Люди периферии (среди них много добрых и альтруистически настроенных) действуют бессознательно, не анализируя ни жизненные явления, ни свои реакции, а если и проводят анализ, то не доводят его до первоистоков, натыкаясь по дороге на тормоза мещанской морали или религиозных предрассудков, а то и просто материальных выгод. Как у умных людей мелькают глупые мысли, но они их не высказывают, так и у людей центра бывают также мелкие периферические мысли, но они не могут быть рычагом основных жизненных решений и поступков.

Говоря про острый характер, который зачастую принимают семейные ссоры, брат объяснял эти явления тем, что к повседневным, часто небольшим недоразумениям, присоединяется атавистическая ненависть полов, поколений, родов, живущая в веках рядом с любовью.

«По моим наблюдениям, – как-то сказал мне брат, – человек никогда не желает и не может по своей природе искренно желать другому больше счастья, чем сам его имеет. Исключается, разумеется, материнское чувство».

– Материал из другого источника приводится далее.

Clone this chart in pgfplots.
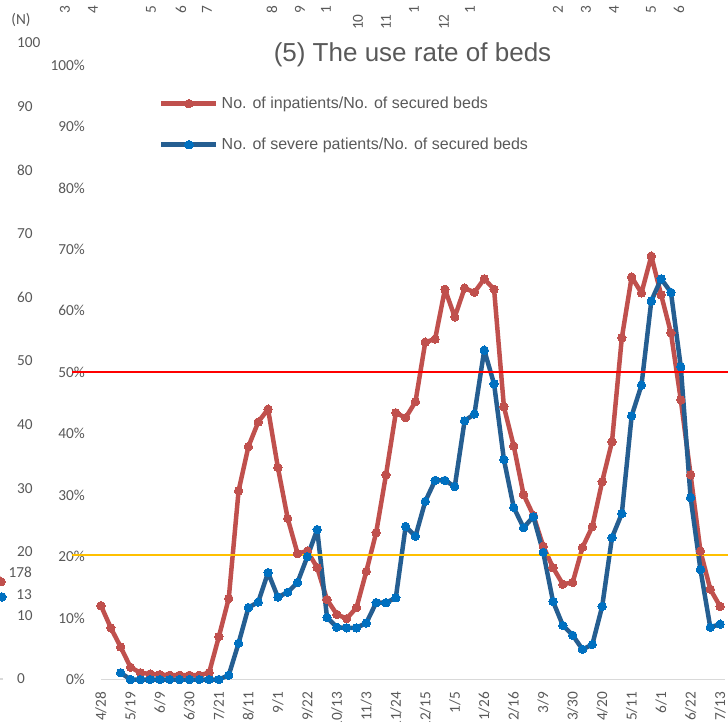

Совсем в другом роде был мой другой брат, Вениамин Алексеевич. В отличие от других членов семьи он обладал небольшими талантами. Хорошо рисовал, задушевно пел украинские песни, аккомпанируя себе на гитаре. Характера был властно-тяжелого, сумрачного. Но был цельный, переживал все глубоко, героически разрешая жизненные проблемы. Материнская характеристика трехлетнего сына: «Веня не ласковый, но душа у него хорошая» – оказалась верной. В февральскую морозную ночь, когда умер отец, он в галошах на босу ногу и пальто поверх белья побежал искать доктора. Как-то он сказал мне: «Если бы городовые защищали слабых от сильных, а не сильных от слабых, я бы хотел быть городовым». Однажды на Невском он умелым приемом ветеринара усмирил взбесившуюся лошадь. И моментально скрылся в толпе. Любимая им девушка полька отказалась выйти за него замуж, потому что он русский. Нанявшись корабельным кочегаром, Вениамин Алексеевич отплыл в Америку. Там он пробыл год, зарабатывая на жизнь физическим трудом. Америка ему не понравилась. «В этой стране деньги – все. Если у тебя нет заработка, нет денег, ты всюду встречаешь презрение» – так вкратце характеризовал он тамошнюю жизнь.

Прошло два-три года. Вениамин Алексеевич жил в Петербурге, решил заняться пением. В это время в городе славилась преподавательница Евгения Федоровна Лежен, сестра профессора Консерватории. К ней обратился мой брат. Немолодая, она, как истая француженка, была живая, изящная, интересная. Как часто бывает, уроки увенчалась взаимной любовью. Решили соединить свои жизни. Вениамин Алексеевич получил хорошее место в Харькове, она ликвидировала часть обстановки. Осталось достаточно, чтобы красиво начать новую жизнь. Он получал хороший оклад, она прирабатывала уроками. Я радовалась, что хоть один из братьев устроил прочно и хорошо свою семейную жизнь. Но скоро все разрушилось самым трагическим образом. Не прошло и года, как Вениамин Алексеевич, вернувшись из командировки, обнаружил, что его жена сошлась с соседом по комнате. Это был тяжелый удар. В это время у нее появились первые признаки помешательства. Вениамин Алексеевич быстро ликвидировал ее имущество и отправил ее к родным в Петербург. Болезнь быстро шла вперед, и вскоре она попала в дом душевнобольных. Я слышала, что там она еще раз вышла замуж. Вениамин Алексеевич погиб в Харькове в конце революционного 1919 года. Мне не удалось выяснить, при каких обстоятельствах это случилось.